Within an hour’s driving distance of Center City Philadelphia, are three visit worthy venues all of which have both inside and outside components:
- The Brandywine Conservancy and Museum of Art: Set in an adapted old mill building in the bucolic Brandywine River valley, the Brandywine River Museum of Art showcases the work of three members of Wyeth family of artists who called this area home. The conservancy preserves the natural and historic beauty of the Brandywine watershed, so there are plenty of fall leaves to peep at.
- Longwood Gardens: Located close to the Brandywine Museum of Art, is a 1,077 acre botanical garden, home to at least 4,600 species of plants and trees, some of which is natural meadow and woodlands. Longwood Gardens is a beautiful place to visit year round, and the fall is no exception. In case it starts raining, 4.5 acres and 20 gardens are inside heated greenhouses.
Winterthur Museum, Garden and Library: Winterthur is located just over the Pennsylvania border in Delaware, but still within an hour drive of Center City Philadelphia, and close to the Brandywine River Museum of Art and Longwood Gardens. It is the ancestral home and estate of the Dupont family. The estate includes a 60 acre naturalistic garden brimming with fall foliage. Again, if you need to get indoors because of uncooperative weather, the Dupont home is described as the “premier museum of American decorative arts.”

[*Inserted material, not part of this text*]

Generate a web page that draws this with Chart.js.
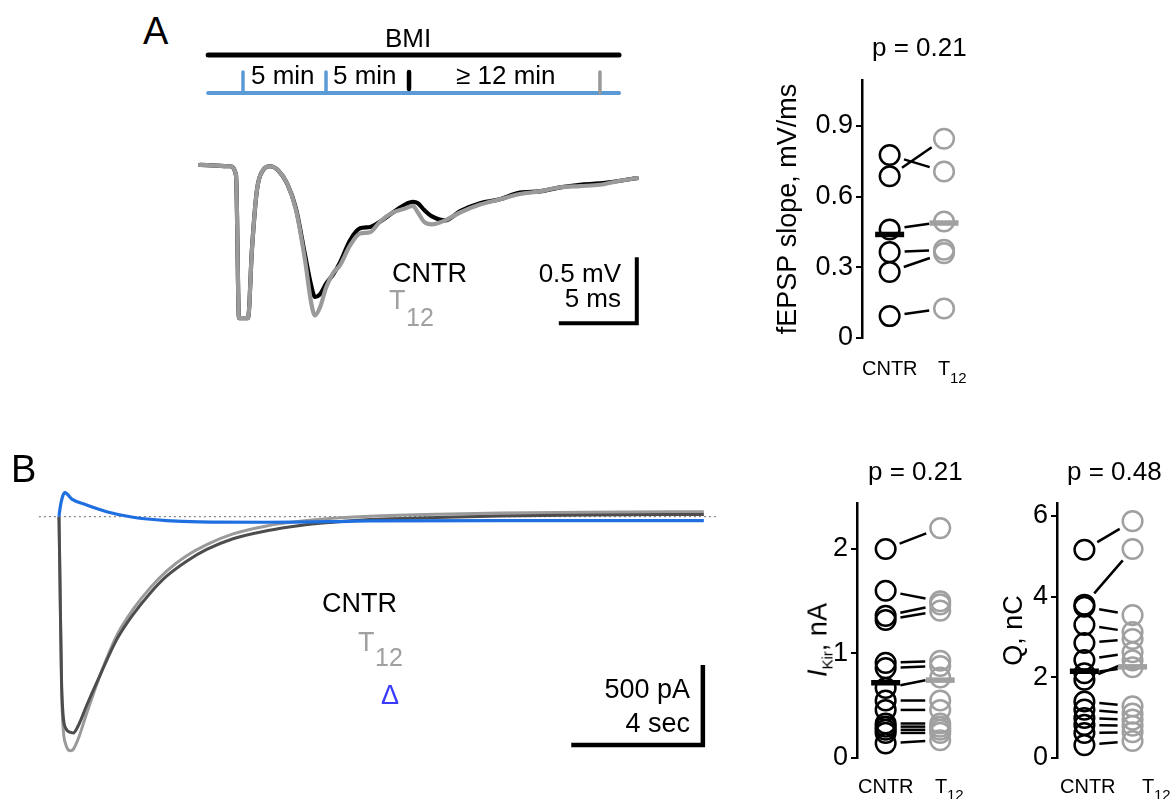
<!DOCTYPE html>
<html><head><meta charset="utf-8">
<script src="https://cdn.jsdelivr.net/npm/chart.js@4.4.0/dist/chart.umd.min.js"></script>
<style>
html,body{margin:0;padding:0;background:#fff;overflow:hidden;}
#fig{position:relative;width:1175px;height:799px;overflow:hidden;font-family:'Liberation Sans',Arial,sans-serif;color:#000;}
#fig canvas{position:absolute;}
.t{position:absolute;line-height:1;white-space:nowrap;}
.r{position:absolute;line-height:1;white-space:nowrap;text-align:right;}
</style></head><body><div id="fig">
<canvas id="cTimeline" width="430" height="90" style="left:200px;top:20px;width:430px;height:90px"></canvas>
<canvas id="cTraceA" width="460" height="200" style="left:190px;top:140px;width:460px;height:200px"></canvas>
<canvas id="cSlope" width="260" height="310" style="left:740px;top:60px;width:260px;height:310px"></canvas>
<canvas id="cTraceB" width="710" height="290" style="left:20px;top:480px;width:710px;height:290px"></canvas>
<canvas id="cIkir" width="220" height="310" style="left:780px;top:480px;width:220px;height:310px"></canvas>
<canvas id="cQ" width="185" height="310" style="left:990px;top:480px;width:185px;height:310px"></canvas>

<div class="t" style="left:143px;top:12px;font-size:38px">A</div>
<div class="t" style="left:11px;top:450px;font-size:38px">B</div>
<div class="t" style="left:408px;top:25px;font-size:26px;transform:translateX(-50%)">BMI</div>
<div class="t" style="left:251px;top:62px;font-size:26px">5 min</div>
<div class="t" style="left:333px;top:62px;font-size:26px">5 min</div>
<div class="t" style="left:456px;top:62px;font-size:26px">≥ 12 min</div>

<div class="t" style="left:392px;top:260px;font-size:27px">CNTR</div>
<div class="t" style="left:389px;top:287px;font-size:27px;color:#a0a0a0">T</div>
<div class="t" style="left:406px;top:305px;font-size:25px;color:#a0a0a0">12</div>
<div class="r" style="right:554px;top:260px;font-size:26px">0.5 mV</div>
<div class="r" style="right:554px;top:285px;font-size:26px">5 ms</div>

<div class="t" style="left:872px;top:34px;font-size:26px">p = 0.21</div>
<div class="t" style="left:862px;top:358px;font-size:20px">CNTR</div>
<div class="t" style="left:938px;top:358px;font-size:20px">T</div>
<div class="t" style="left:950px;top:370px;font-size:15px">12</div>

<div class="t" style="left:868px;top:458px;font-size:26px">p = 0.21</div>
<div class="t" style="left:1067px;top:458px;font-size:26px">p = 0.48</div>

<div class="t" style="left:322px;top:590px;font-size:27px">CNTR</div>
<div class="t" style="left:358px;top:629px;font-size:27px;color:#a0a0a0">T</div>
<div class="t" style="left:375px;top:645px;font-size:25px;color:#a0a0a0">12</div>
<div class="t" style="left:381px;top:682px;font-size:27px;color:#3a3aff">Δ</div>
<div class="r" style="right:485px;top:676px;font-size:27px">500 pA</div>
<div class="r" style="right:485px;top:710px;font-size:27px">4 sec</div>

<div class="t" style="left:818px;top:640px;font-size:27px;transform:translate(-50%,-50%) rotate(-90deg)"><i>I</i><span style="font-size:15px;position:relative;top:6px">Kir</span>, nA</div>

<div class="t" style="left:858px;top:776px;font-size:20px">CNTR</div>
<div class="t" style="left:935px;top:776px;font-size:20px">T</div>
<div class="t" style="left:947px;top:787px;font-size:15px">12</div>
<div class="t" style="left:1060px;top:776px;font-size:20px">CNTR</div>
<div class="t" style="left:1142px;top:776px;font-size:20px">T</div>
<div class="t" style="left:1154px;top:787px;font-size:15px">12</div>
</div>
<script>
// ---------------- DATA ----------------
// Timeline (minutes): perfusion marks, CNTR recording, T12 recording
const timelineEventsMin = [0, 5, 10, 21.5];

// Panel A: fEPSP traces (time in ms, voltage in mV)
const aTimeMs = [0, 1.92, 2.31, 2.5, 3.08, 3.33, 3.65, 4.04, 4.49, 5.0, 5.58, 6.15, 6.73, 7.12, 7.37, 7.69, 8.08, 8.53, 8.97, 9.62, 10.26, 10.9, 11.54, 12.37, 13.14, 13.65, 13.97, 14.36, 14.87, 15.71, 16.67, 17.95, 19.23, 20.51, 21.79, 23.08, 24.36, 25.64, 26.92, 28.01];
const aCntrMv = [0, -0.01, -0.08, -1.16, -1.16, -0.64, -0.19, -0.04, -0.01, -0.04, -0.14, -0.33, -0.68, -0.91, -1.0, -0.98, -0.90, -0.83, -0.74, -0.57, -0.48, -0.47, -0.43, -0.36, -0.30, -0.28, -0.29, -0.34, -0.39, -0.42, -0.35, -0.29, -0.26, -0.21, -0.20, -0.17, -0.15, -0.14, -0.12, -0.10];
const aT12Mv = [0, -0.01, -0.08, -1.16, -1.16, -0.64, -0.19, -0.04, -0.01, -0.04, -0.14, -0.34, -0.72, -1.04, -1.14, -1.08, -0.93, -0.82, -0.76, -0.61, -0.52, -0.51, -0.43, -0.36, -0.33, -0.31, -0.36, -0.43, -0.45, -0.42, -0.36, -0.30, -0.26, -0.22, -0.20, -0.17, -0.16, -0.15, -0.12, -0.10];

// Panel A: fEPSP slope (mV/ms), paired by index
const slopeCntr = [0.776, 0.686, 0.46, 0.364, 0.28, 0.093];
const slopeT12 = [0.706, 0.845, 0.494, 0.374, 0.36, 0.125];
const slopeMean = [0.439, 0.4875];
const slopeTicks = [0, 0.3, 0.6, 0.9];

// Panel B: Kir currents (time in s, current in pA)
const bTimeS = [0, 0.03, 0.08, 0.2, 0.36, 0.43, 0.6, 0.84, 1.25, 1.75, 2.25, 2.77, 3.27, 3.88, 4.49, 5.29, 6.31, 7.33, 8.33, 9.45, 11.5, 13.4, 16, 19.6];
const bCntrPa = [0, -400, -1050, -1320, -1348, -1352, -1300, -1180, -990, -770, -612, -478, -372, -278, -205, -138, -88, -55, -35, -18, -5, 4, 10, 14];
const bT12Pa = [0, -400, -1100, -1420, -1462, -1455, -1380, -1230, -990, -745, -580, -445, -340, -245, -175, -108, -58, -28, -10, 2, 15, 23, 28, 31];
const bDeltaTimeS = [0, 0.03, 0.1, 0.18, 0.39, 0.84, 1.45, 2.25, 3.27, 4.26, 6.31, 8.33, 9.45, 13.4, 19.6];
const bDeltaPa = [0, 50, 120, 150, 110, 73, 31, -4, -25, -33, -35, -31, -27, -25, -25];

// Panel B: I_Kir (nA) and Q (nC), paired by index
const ikirCntr = [2.0, 1.60, 1.36, 1.32, 0.91, 0.86, 0.67, 0.55, 0.46, 0.33, 0.30, 0.27, 0.24, 0.14];
const ikirT12 = [2.2, 1.50, 1.47, 1.41, 0.93, 0.88, 0.77, 0.55, 0.46, 0.33, 0.30, 0.27, 0.24, 0.17];
const ikirMean = [0.72, 0.745];
const ikirTicks = [0, 1, 2];
const qCntr = [5.16, 3.80, 3.75, 3.30, 2.85, 2.43, 2.10, 1.94, 1.40, 1.20, 0.99, 0.82, 0.62, 0.32];
const qT12 = [5.87, 5.18, 3.54, 3.12, 2.95, 2.62, 2.25, 2.42, 1.28, 1.10, 0.95, 0.80, 0.64, 0.42];
const qMean = [2.15, 2.26];
const qTicks = [0, 2, 4, 6];

// ---------------- CHARTS ----------------
Chart.defaults.font.family = "'Liberation Sans', Arial, sans-serif";
Chart.defaults.color = '#000';
const GRAY = '#a0a0a0';
const zip = (xs, ys) => xs.map((x, i) => ({x: x, y: ys[i]}));
const seg = (pts, color, width, order, extra) => Object.assign({
  data: pts, showLine: true, pointRadius: 0, borderColor: color, borderWidth: width,
  order: order, clip: false, tension: 0, borderCapStyle: 'butt', borderJoinStyle: 'miter'
}, extra || {});
const baseOpts = (xmin, xmax, ymin, ymax) => ({
  responsive: false, animation: false, events: [],
  layout: {padding: 0},
  plugins: {legend: {display: false}, tooltip: {enabled: false}},
  scales: {
    x: {type: 'linear', display: false, min: xmin, max: xmax},
    y: {type: 'linear', display: false, min: ymin, max: ymax}
  }
});

// Timeline schematic
(function () {
  const lvlTop = 55, lvlBase = 17, lvlTick = 38, start = -2.1, end = 22.65;
  const colors = ['#5b9bd5', '#5b9bd5', '#000', '#999'];
  const ds = [
    seg([{x: start, y: lvlTop}, {x: end, y: lvlTop}], '#000', 5, 2, {borderCapStyle: 'round'}),
    seg([{x: start, y: lvlBase}, {x: end, y: lvlBase}], '#5b9bd5', 4, 2, {borderCapStyle: 'round'})
  ];
  timelineEventsMin.forEach((e, i) => {
    const low = colors[i] === '#000' ? 21 : lvlBase;
    ds.push(seg([{x: e, y: low}, {x: e, y: lvlTick}], colors[i], i === 2 ? 4.5 : 3.5, 1, {borderCapStyle: 'round'}));
  });
  new Chart(document.getElementById('cTimeline'), {
    type: 'scatter', data: {datasets: ds}, options: baseOpts(-2.59, 23.31, 0, 90)
  });
})();

// Panel A traces
new Chart(document.getElementById('cTraceA'), {
  type: 'scatter',
  data: {datasets: [
    seg([{x: 23, y: -1.2}, {x: 28, y: -1.2}, {x: 28, y: -0.7}], '#000', 4, 0),
    seg(zip(aTimeMs, aT12Mv), '#9a9a9a', 4.2, 1, {cubicInterpolationMode: 'monotone', borderJoinStyle: 'round', borderCapStyle: 'round'}),
    seg(zip(aTimeMs, aCntrMv), '#000', 4.2, 2, {cubicInterpolationMode: 'monotone', borderJoinStyle: 'round', borderCapStyle: 'round'})
  ]},
  options: baseOpts(-0.641, 28.846, -1.326, 0.189)
});

// Panel B traces
new Chart(document.getElementById('cTraceB'), {
  type: 'scatter',
  data: {datasets: [
    seg([{x: 15.57, y: -1427}, {x: 19.57, y: -1427}, {x: 19.57, y: -927}], '#000', 4.5, 0),
    seg(zip(bDeltaTimeS, bDeltaPa), '#1f6fe0', 3.2, 1, {cubicInterpolationMode: 'monotone', borderJoinStyle: 'round'}),
    seg(zip(bTimeS, bCntrPa), '#4d4d4d', 3, 2, {cubicInterpolationMode: 'monotone', borderJoinStyle: 'round'}),
    seg(zip(bTimeS, bT12Pa), '#9a9a9a', 3, 3, {cubicInterpolationMode: 'monotone', borderJoinStyle: 'round'}),
    seg([{x: -0.61, y: 0}, {x: 20.0, y: 0}], '#888', 1.2, 4, {borderDash: [2, 3]})
  ]},
  options: baseOpts(-1.185, 20.395, -1583, 229)
});

// Paired-line plugin: joins CNTR[i] to T12[i], trimmed by a gap near each circle
const pairLines = {
  id: 'pairLines',
  beforeDatasetsDraw(chart, args, opts) {
    const a = chart.data.datasets[0].data, b = chart.data.datasets[1].data;
    const xs = chart.scales.x, ys = chart.scales.y, ctx = chart.ctx;
    ctx.save();
    ctx.strokeStyle = '#000'; ctx.lineWidth = opts.width || 2.5; ctx.lineCap = 'butt';
    a.forEach((p, i) => {
      const q = b[i]; if (!q) return;
      const x0 = xs.getPixelForValue(p.x), y0 = ys.getPixelForValue(p.y);
      const x1 = xs.getPixelForValue(q.x), y1 = ys.getPixelForValue(q.y);
      const len = Math.hypot(x1 - x0, y1 - y0), ux = (x1 - x0) / len, uy = (y1 - y0) / len;
      const g = opts.gap || 15;
      ctx.beginPath();
      ctx.moveTo(x0 + ux * g, y0 + uy * g);
      ctx.lineTo(x1 - ux * g, y1 - uy * g);
      ctx.stroke();
    });
    ctx.restore();
  }
};

function pairedChart(id, o) {
  const circle = (vals, x, color) => ({
    data: vals.map(v => ({x: x, y: v})), pointRadius: 9.8, pointBorderWidth: 2.5,
    borderColor: color, backgroundColor: 'rgba(0,0,0,0)', pointBackgroundColor: 'rgba(0,0,0,0)',
    pointBorderColor: color, showLine: false, order: 2, clip: false
  });
  const bar = (v, x, color) => ({
    data: [{x: x, y: v}], pointStyle: 'line', pointRadius: 14.5, pointBorderWidth: 5.5,
    pointBorderColor: color, borderColor: color, showLine: false, order: 0, clip: false
  });
  return new Chart(document.getElementById(id), {
    type: 'scatter',
    data: {datasets: [
      circle(o.cntr, 0, '#000'),
      circle(o.t12, 1, GRAY),
      bar(o.mean[0], 0, '#000'),
      bar(o.mean[1], 1, GRAY)
    ]},
    plugins: [pairLines],
    options: {
      responsive: false, animation: false, events: [],
      layout: {padding: o.pad},
      plugins: {legend: {display: false}, tooltip: {enabled: false}, pairLines: {gap: 15, width: 2.5}},
      scales: {
        x: {type: 'linear', display: false, min: o.xmin, max: o.xmax},
        y: {
          type: 'linear', min: 0, max: o.ymax,
          afterBuildTicks: s => { s.ticks = o.ticks.map(v => ({value: v})); },
          afterFit: s => { s.width = o.axisW; },
          ticks: {font: {size: 27}, color: '#000', padding: 3, callback: v => String(v)},
          grid: {display: true, drawOnChartArea: false, drawTicks: true, tickLength: 6, color: '#000', lineWidth: 2},
          border: {display: true, color: '#000', width: 2.5},
          title: o.title ? {display: true, text: o.title, font: {size: 27}, color: '#000', padding: {top: o.titlePad, bottom: 0}} : {display: false}
        }
      }
    }
  });
}

pairedChart('cSlope', {
  cntr: slopeCntr, t12: slopeT12, mean: slopeMean, ticks: slopeTicks,
  ymax: 1.094, xmin: -0.508, xmax: 1.661, axisW: 122,
  pad: {top: 15, right: 10, bottom: 32, left: 0},
  title: 'fEPSP slope, mV/ms', titlePad: 32
});
pairedChart('cIkir', {
  cntr: ikirCntr, t12: ikirT12, mean: ikirMean, ticks: ikirTicks,
  ymax: 2.44, xmin: -0.525, xmax: 1.729, axisW: 77,
  pad: {top: 23, right: 10, bottom: 32, left: 0}
});
pairedChart('cQ', {
  cntr: qCntr, t12: qT12, mean: qMean, ticks: qTicks,
  ymax: 6.32, xmin: -0.569, xmax: 1.466, axisW: 67,
  pad: {top: 23, right: 0, bottom: 32, left: 0},
  title: 'Q, nC', titlePad: 8
});
</script>
</body></html>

Come visit Philadelphia in the fall because despite Philly’s
perhaps deserved reputation for grittiness, poorly behaved sports fans and an artery clogging signature food (cheesesteaks);in fact, you’ll find a city with a charming, walkable central core; beautiful parks; and friendly, helpful natives (like moi) anxious to welcome you.
Travel Tip: You’ll find VisitPhilly.com to be a very helpful website for planning all aspects of your trip to the City of Brotherly Love (and Sisterly Affection).
So, should we leave a light on for you in Philadelphia this fall?